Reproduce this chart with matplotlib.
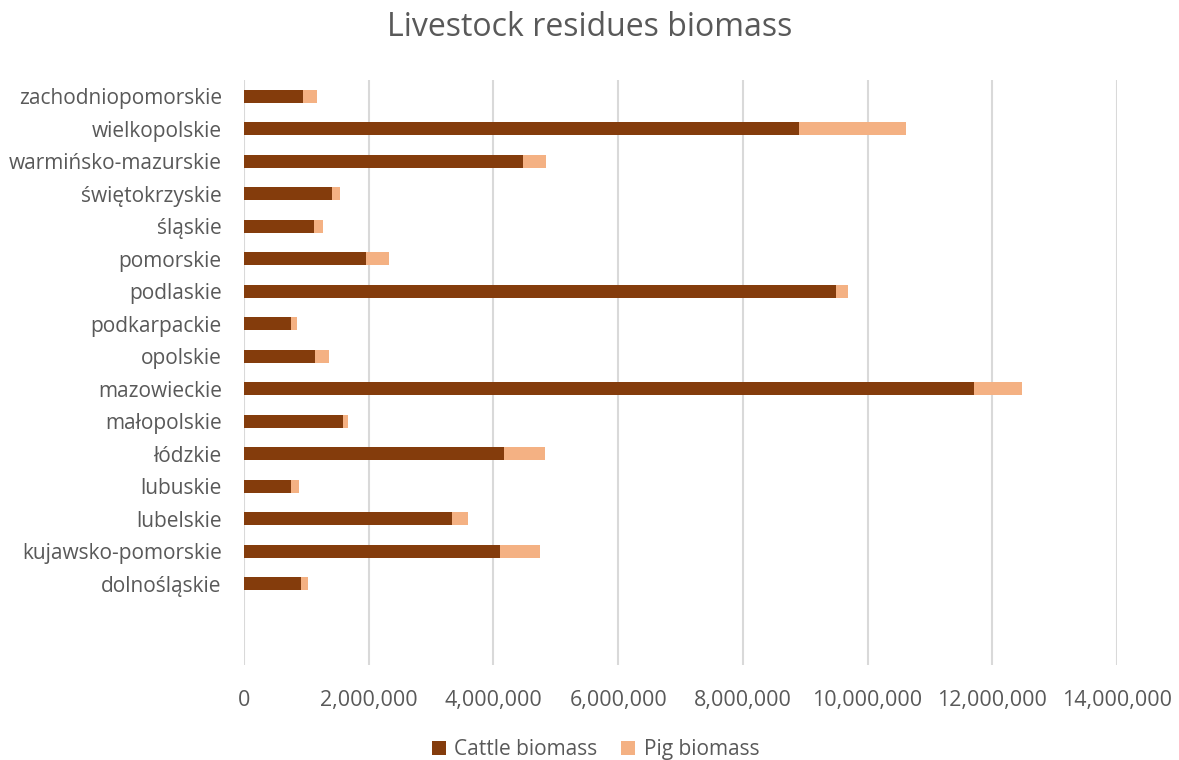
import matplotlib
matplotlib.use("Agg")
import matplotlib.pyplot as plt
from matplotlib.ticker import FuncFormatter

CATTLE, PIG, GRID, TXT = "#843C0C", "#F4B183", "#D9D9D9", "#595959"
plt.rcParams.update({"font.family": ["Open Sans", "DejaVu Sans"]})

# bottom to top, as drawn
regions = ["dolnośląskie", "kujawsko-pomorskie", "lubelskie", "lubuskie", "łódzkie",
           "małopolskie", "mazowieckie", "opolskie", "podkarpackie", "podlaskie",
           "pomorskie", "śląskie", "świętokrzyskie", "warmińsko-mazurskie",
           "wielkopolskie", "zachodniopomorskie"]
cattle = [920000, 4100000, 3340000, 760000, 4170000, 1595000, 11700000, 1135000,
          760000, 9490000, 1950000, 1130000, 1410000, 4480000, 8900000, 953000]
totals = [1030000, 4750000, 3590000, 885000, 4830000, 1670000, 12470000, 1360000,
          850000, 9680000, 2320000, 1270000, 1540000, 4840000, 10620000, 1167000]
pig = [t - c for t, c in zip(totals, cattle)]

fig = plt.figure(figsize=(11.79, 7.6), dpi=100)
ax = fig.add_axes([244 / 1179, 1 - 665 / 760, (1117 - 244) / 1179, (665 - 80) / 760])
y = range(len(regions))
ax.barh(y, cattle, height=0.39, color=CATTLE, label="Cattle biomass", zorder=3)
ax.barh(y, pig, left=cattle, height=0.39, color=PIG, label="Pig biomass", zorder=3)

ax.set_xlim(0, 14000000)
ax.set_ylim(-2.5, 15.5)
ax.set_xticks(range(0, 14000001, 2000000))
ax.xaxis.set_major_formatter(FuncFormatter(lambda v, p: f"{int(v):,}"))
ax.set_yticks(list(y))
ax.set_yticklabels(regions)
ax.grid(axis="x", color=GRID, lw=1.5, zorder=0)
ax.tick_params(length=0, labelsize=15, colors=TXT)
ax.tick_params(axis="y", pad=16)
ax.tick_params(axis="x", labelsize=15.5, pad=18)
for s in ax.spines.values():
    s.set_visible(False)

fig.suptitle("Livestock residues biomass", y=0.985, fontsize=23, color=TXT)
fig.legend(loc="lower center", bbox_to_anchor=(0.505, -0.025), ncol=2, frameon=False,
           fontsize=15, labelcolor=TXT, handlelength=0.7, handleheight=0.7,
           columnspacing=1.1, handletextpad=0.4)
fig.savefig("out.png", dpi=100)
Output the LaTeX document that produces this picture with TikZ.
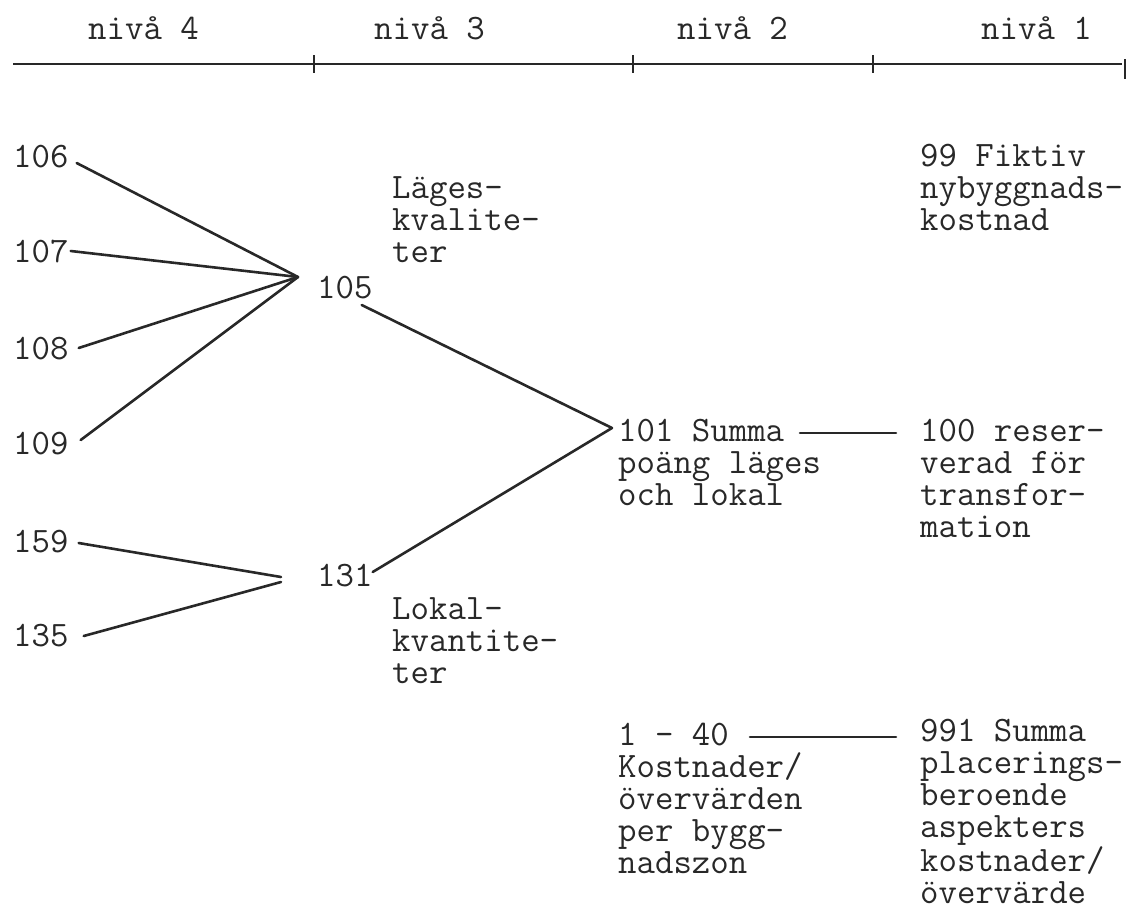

Exercise prompt:
Strip the images and reproduce the remaining records precisely.

Result of this exercise:
Reproduce this chart with matplotlib.
import matplotlib
matplotlib.use("Agg")
import matplotlib.pyplot as plt
from matplotlib.ticker import FuncFormatter

CATTLE, PIG, GRID, TXT = "#843C0C", "#F4B183", "#D9D9D9", "#595959"
plt.rcParams.update({"font.family": ["Open Sans", "DejaVu Sans"]})

# bottom to top, as drawn
regions = ["dolnośląskie", "kujawsko-pomorskie", "lubelskie", "lubuskie", "łódzkie",
           "małopolskie", "mazowieckie", "opolskie", "podkarpackie", "podlaskie",
           "pomorskie", "śląskie", "świętokrzyskie", "warmińsko-mazurskie",
           "wielkopolskie", "zachodniopomorskie"]
cattle = [920000, 4100000, 3340000, 760000, 4170000, 1595000, 11700000, 1135000,
          760000, 9490000, 1950000, 1130000, 1410000, 4480000, 8900000, 953000]
totals = [1030000, 4750000, 3590000, 885000, 4830000, 1670000, 12470000, 1360000,
          850000, 9680000, 2320000, 1270000, 1540000, 4840000, 10620000, 1167000]
pig = [t - c for t, c in zip(totals, cattle)]

fig = plt.figure(figsize=(11.79, 7.6), dpi=100)
ax = fig.add_axes([244 / 1179, 1 - 665 / 760, (1117 - 244) / 1179, (665 - 80) / 760])
y = range(len(regions))
ax.barh(y, cattle, height=0.39, color=CATTLE, label="Cattle biomass", zorder=3)
ax.barh(y, pig, left=cattle, height=0.39, color=PIG, label="Pig biomass", zorder=3)

ax.set_xlim(0, 14000000)
ax.set_ylim(-2.5, 15.5)
ax.set_xticks(range(0, 14000001, 2000000))
ax.xaxis.set_major_formatter(FuncFormatter(lambda v, p: f"{int(v):,}"))
ax.set_yticks(list(y))
ax.set_yticklabels(regions)
ax.grid(axis="x", color=GRID, lw=1.5, zorder=0)
ax.tick_params(length=0, labelsize=15, colors=TXT)
ax.tick_params(axis="y", pad=16)
ax.tick_params(axis="x", labelsize=15.5, pad=18)
for s in ax.spines.values():
    s.set_visible(False)

fig.suptitle("Livestock residues biomass", y=0.985, fontsize=23, color=TXT)
fig.legend(loc="lower center", bbox_to_anchor=(0.505, -0.025), ncol=2, frameon=False,
           fontsize=15, labelcolor=TXT, handlelength=0.7, handleheight=0.7,
           columnspacing=1.1, handletextpad=0.4)
fig.savefig("out.png", dpi=100)
Output the LaTeX document that produces this picture with TikZ.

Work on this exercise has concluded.